→ **Work to complete**: Reproduce the records below exactly, leaving out any pictures.

-- BEGIN Provided entries --

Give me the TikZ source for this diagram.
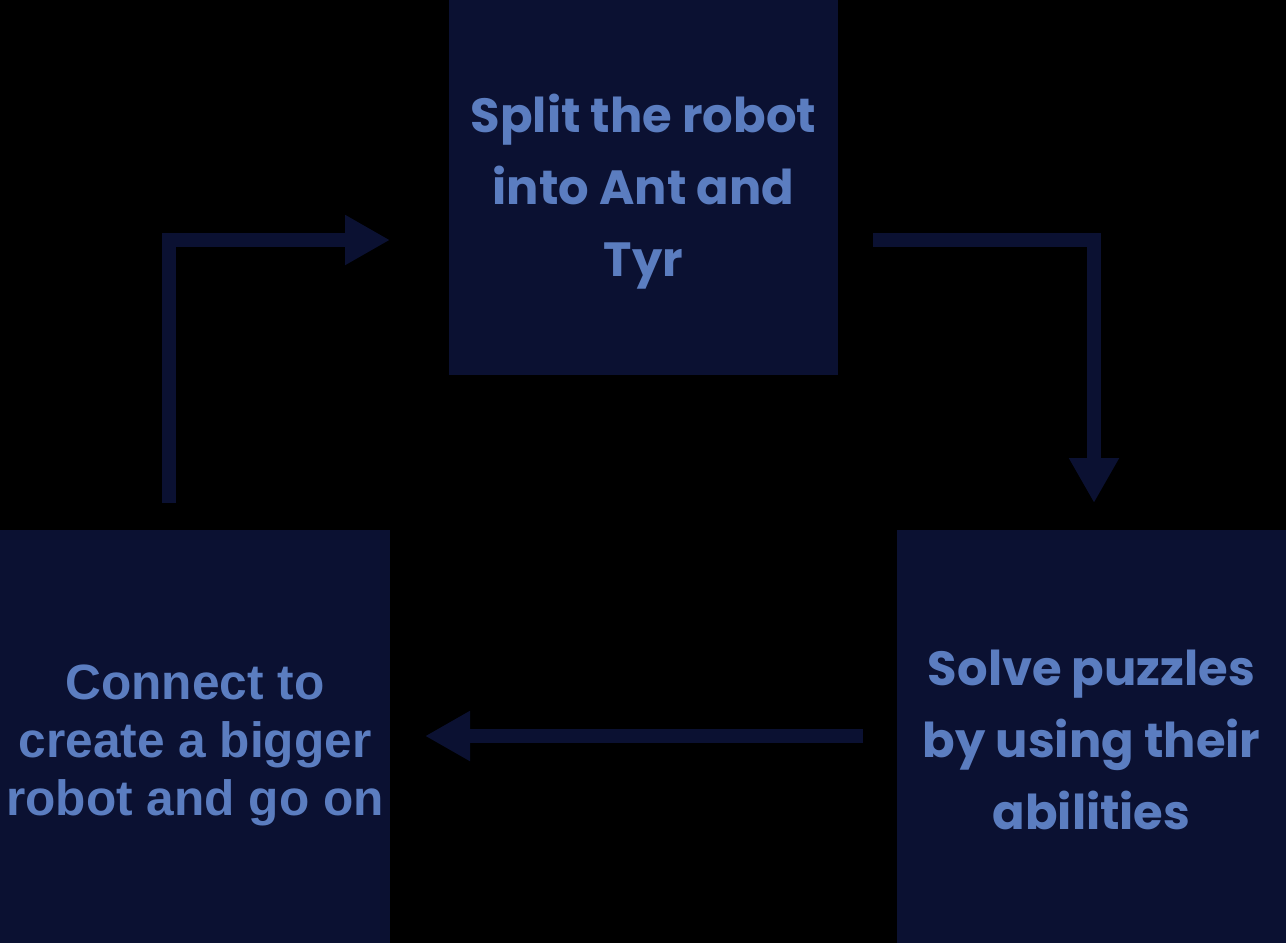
\documentclass[tikz,border=0pt]{standalone}
\usepackage{fontspec}
\setmainfont{Poppins}
\newfontfamily\plainsans{Liberation Sans}
\usetikzlibrary{arrows.meta}

\definecolor{boxnavy}{HTML}{0B1132}
\definecolor{labelblue}{HTML}{5B7DC0}

\tikzset{
    stagebox/.style={fill=boxnavy, inner sep=0pt, minimum width=389*0.75pt},
    stagetext/.style={text=labelblue, align=center, inner sep=0pt,
        font=\bfseries\fontsize{36}{54}\selectfont},
    flow/.style={draw=boxnavy, line width=10.5pt, line join=miter,
        -{Triangle[length=33.75pt, width=35.25pt]}}
}

\begin{document}
\begin{tikzpicture}[x=0.75pt, y=-0.75pt]
    \fill[black](0,0) rectangle (1286,943);
    % the three stages
    \node[stagebox, minimum height=375*0.75pt,
        label={[stagetext, yshift=-3pt]center:Split the robot\\into Ant and\\Tyr}](split) at (643.5,187.5){};
    \node[stagebox, minimum height=413*0.75pt,
        label={[stagetext, yshift=-2.25pt]center:Solve puzzles\\by using their\\abilities}](solve) at (1091.5,736.5){};
    \node[stagebox, minimum width=390*0.75pt, minimum height=413*0.75pt,
        label={[stagetext, yshift=-6.75pt, font=\plainsans\bfseries\fontsize{37.2}{43.5}\selectfont]center:Connect to\\create a bigger\\robot and go on}](connect) at (195,736.5){};
    % arrows between them
    \coordinate(upstart) at (169,503);
    \coordinate(upend) at (390,240);
    \coordinate(dnstart) at (873,240);
    \coordinate(dnend) at (1094,503);
    \coordinate(lfstart) at (863,736);
    \coordinate(lfend) at (425,736);
    \draw[flow](upstart) |- (upend);
    \draw[flow](dnstart) -| (dnend);
    \draw[flow](lfstart) -- (lfend);
\end{tikzpicture}
\end{document}
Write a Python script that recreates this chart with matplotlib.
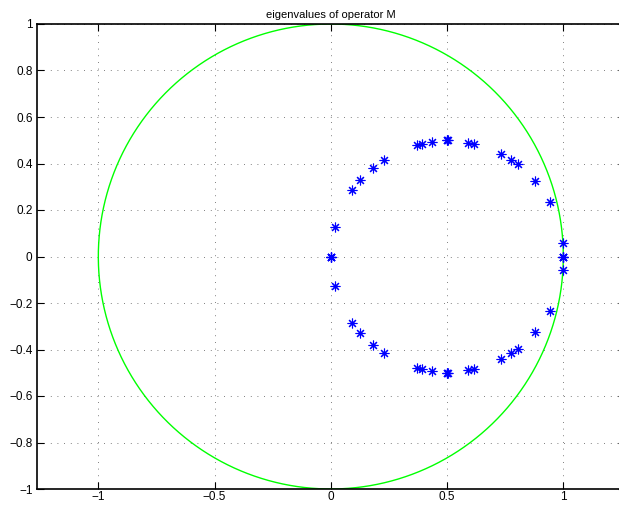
import numpy as np
import matplotlib
matplotlib.use("Agg")
import matplotlib.pyplot as plt

# eigenvalues (upper half; lower half is the conjugate)
eig_re_upper = [0.0, 0.0, 0.019, 0.093, 0.125, 0.181, 0.230, 0.371, 0.391, 0.434,
                0.498, 0.500, 0.502, 0.592, 0.615, 0.731, 0.773, 0.803, 0.879,
                0.941, 0.997, 1.0, 1.0]
eig_im_upper = [0.0, 0.0, 0.129, 0.288, 0.327, 0.381, 0.417, 0.480, 0.486, 0.493,
                0.499, 0.500, 0.499, 0.490, 0.484, 0.442, 0.417, 0.396, 0.325,
                0.235, 0.059, 0.0, 0.0]

title = "eigenvalues of operator M"
x_ticks = [-1, -0.5, 0, 0.5, 1]
y_ticks = [-1, -0.8, -0.6, -0.4, -0.2, 0, 0.2, 0.4, 0.6, 0.8, 1]

plt.rcParams["font.family"] = ["Liberation Sans", "DejaVu Sans"]
plt.rcParams["font.size"] = 8

fig = plt.figure(figsize=(6.19, 5.05), dpi=100)
# axes runs a little past the right edge of the picture, as in the original
xmin, xmax = -1.265, 1.265
unit = 232.5
ax = fig.add_axes([36.7 / 619, 16 / 505, (xmax - xmin) * unit / 619, 2 * unit / 505])

# unit circle
t = np.linspace(0, 2 * np.pi, 400)
ax.plot(np.cos(t), np.sin(t), color="#00ff00", linewidth=1.0)

re = np.array(eig_re_upper + eig_re_upper)
im = np.array(eig_im_upper + [-v for v in eig_im_upper])
ax.plot(re, im, linestyle="none", marker=(8, 2, 0), markersize=7,
        markeredgewidth=0.8, color="#0000ff")

ax.set_xlim(xmin, xmax)
ax.set_ylim(-1, 1)
ax.set_xticks(x_ticks)
ax.set_xticklabels(["\u22121", "\u22120.5", "0", "0.5", "1"])
ax.set_yticks(y_ticks)
ax.set_yticklabels(["\u22121", "\u22120.8", "\u22120.6", "\u22120.4", "\u22120.2",
                    "0", "0.2", "0.4", "0.6", "0.8", "1"])
ax.tick_params(direction="in", length=5, width=0.8, top=True, right=True,
               labelsize=8.5, pad=3)
ax.tick_params(axis="x", pad=1.5)
ax.grid(True, color="#555555", linestyle=(0, (1, 7)), linewidth=0.6)
for spine in ax.spines.values():
    spine.set_linewidth(1.2)
ax.set_title(title, fontsize=8, pad=4)

fig.savefig("out.png", dpi=100)
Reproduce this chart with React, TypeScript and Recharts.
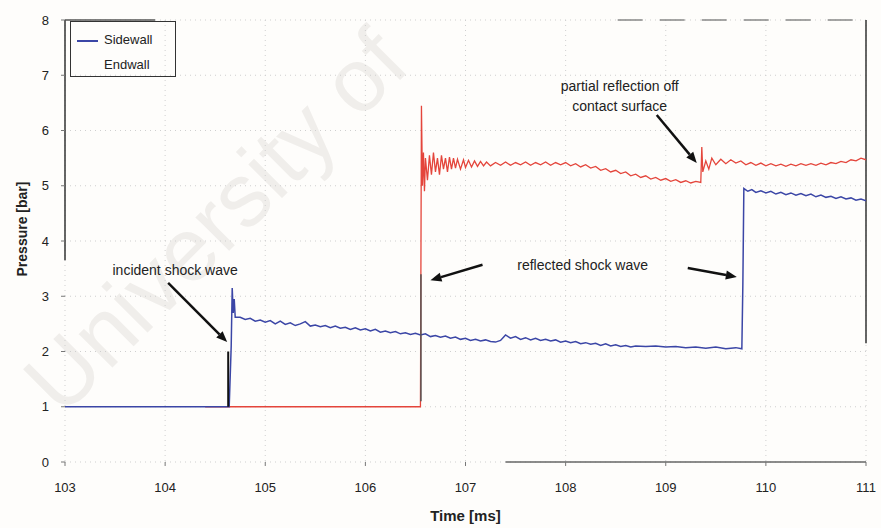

-- END Provided entries --

→ **Result**:
Give me the TikZ source for this diagram.
\documentclass[tikz,border=0pt]{standalone}
\usepackage{fontspec}
\setmainfont{Poppins}
\newfontfamily\plainsans{Liberation Sans}
\usetikzlibrary{arrows.meta}

\definecolor{boxnavy}{HTML}{0B1132}
\definecolor{labelblue}{HTML}{5B7DC0}

\tikzset{
    stagebox/.style={fill=boxnavy, inner sep=0pt, minimum width=389*0.75pt},
    stagetext/.style={text=labelblue, align=center, inner sep=0pt,
        font=\bfseries\fontsize{36}{54}\selectfont},
    flow/.style={draw=boxnavy, line width=10.5pt, line join=miter,
        -{Triangle[length=33.75pt, width=35.25pt]}}
}

\begin{document}
\begin{tikzpicture}[x=0.75pt, y=-0.75pt]
    \fill[black](0,0) rectangle (1286,943);
    % the three stages
    \node[stagebox, minimum height=375*0.75pt,
        label={[stagetext, yshift=-3pt]center:Split the robot\\into Ant and\\Tyr}](split) at (643.5,187.5){};
    \node[stagebox, minimum height=413*0.75pt,
        label={[stagetext, yshift=-2.25pt]center:Solve puzzles\\by using their\\abilities}](solve) at (1091.5,736.5){};
    \node[stagebox, minimum width=390*0.75pt, minimum height=413*0.75pt,
        label={[stagetext, yshift=-6.75pt, font=\plainsans\bfseries\fontsize{37.2}{43.5}\selectfont]center:Connect to\\create a bigger\\robot and go on}](connect) at (195,736.5){};
    % arrows between them
    \coordinate(upstart) at (169,503);
    \coordinate(upend) at (390,240);
    \coordinate(dnstart) at (873,240);
    \coordinate(dnend) at (1094,503);
    \coordinate(lfstart) at (863,736);
    \coordinate(lfend) at (425,736);
    \draw[flow](upstart) |- (upend);
    \draw[flow](dnstart) -| (dnend);
    \draw[flow](lfstart) -- (lfend);
\end{tikzpicture}
\end{document}
Write a Python script that recreates this chart with matplotlib.
import numpy as np
import matplotlib
matplotlib.use("Agg")
import matplotlib.pyplot as plt

# eigenvalues (upper half; lower half is the conjugate)
eig_re_upper = [0.0, 0.0, 0.019, 0.093, 0.125, 0.181, 0.230, 0.371, 0.391, 0.434,
                0.498, 0.500, 0.502, 0.592, 0.615, 0.731, 0.773, 0.803, 0.879,
                0.941, 0.997, 1.0, 1.0]
eig_im_upper = [0.0, 0.0, 0.129, 0.288, 0.327, 0.381, 0.417, 0.480, 0.486, 0.493,
                0.499, 0.500, 0.499, 0.490, 0.484, 0.442, 0.417, 0.396, 0.325,
                0.235, 0.059, 0.0, 0.0]

title = "eigenvalues of operator M"
x_ticks = [-1, -0.5, 0, 0.5, 1]
y_ticks = [-1, -0.8, -0.6, -0.4, -0.2, 0, 0.2, 0.4, 0.6, 0.8, 1]

plt.rcParams["font.family"] = ["Liberation Sans", "DejaVu Sans"]
plt.rcParams["font.size"] = 8

fig = plt.figure(figsize=(6.19, 5.05), dpi=100)
# axes runs a little past the right edge of the picture, as in the original
xmin, xmax = -1.265, 1.265
unit = 232.5
ax = fig.add_axes([36.7 / 619, 16 / 505, (xmax - xmin) * unit / 619, 2 * unit / 505])

# unit circle
t = np.linspace(0, 2 * np.pi, 400)
ax.plot(np.cos(t), np.sin(t), color="#00ff00", linewidth=1.0)

re = np.array(eig_re_upper + eig_re_upper)
im = np.array(eig_im_upper + [-v for v in eig_im_upper])
ax.plot(re, im, linestyle="none", marker=(8, 2, 0), markersize=7,
        markeredgewidth=0.8, color="#0000ff")

ax.set_xlim(xmin, xmax)
ax.set_ylim(-1, 1)
ax.set_xticks(x_ticks)
ax.set_xticklabels(["\u22121", "\u22120.5", "0", "0.5", "1"])
ax.set_yticks(y_ticks)
ax.set_yticklabels(["\u22121", "\u22120.8", "\u22120.6", "\u22120.4", "\u22120.2",
                    "0", "0.2", "0.4", "0.6", "0.8", "1"])
ax.tick_params(direction="in", length=5, width=0.8, top=True, right=True,
               labelsize=8.5, pad=3)
ax.tick_params(axis="x", pad=1.5)
ax.grid(True, color="#555555", linestyle=(0, (1, 7)), linewidth=0.6)
for spine in ax.spines.values():
    spine.set_linewidth(1.2)
ax.set_title(title, fontsize=8, pad=4)

fig.savefig("out.png", dpi=100)
Reproduce this chart with React, TypeScript and Recharts.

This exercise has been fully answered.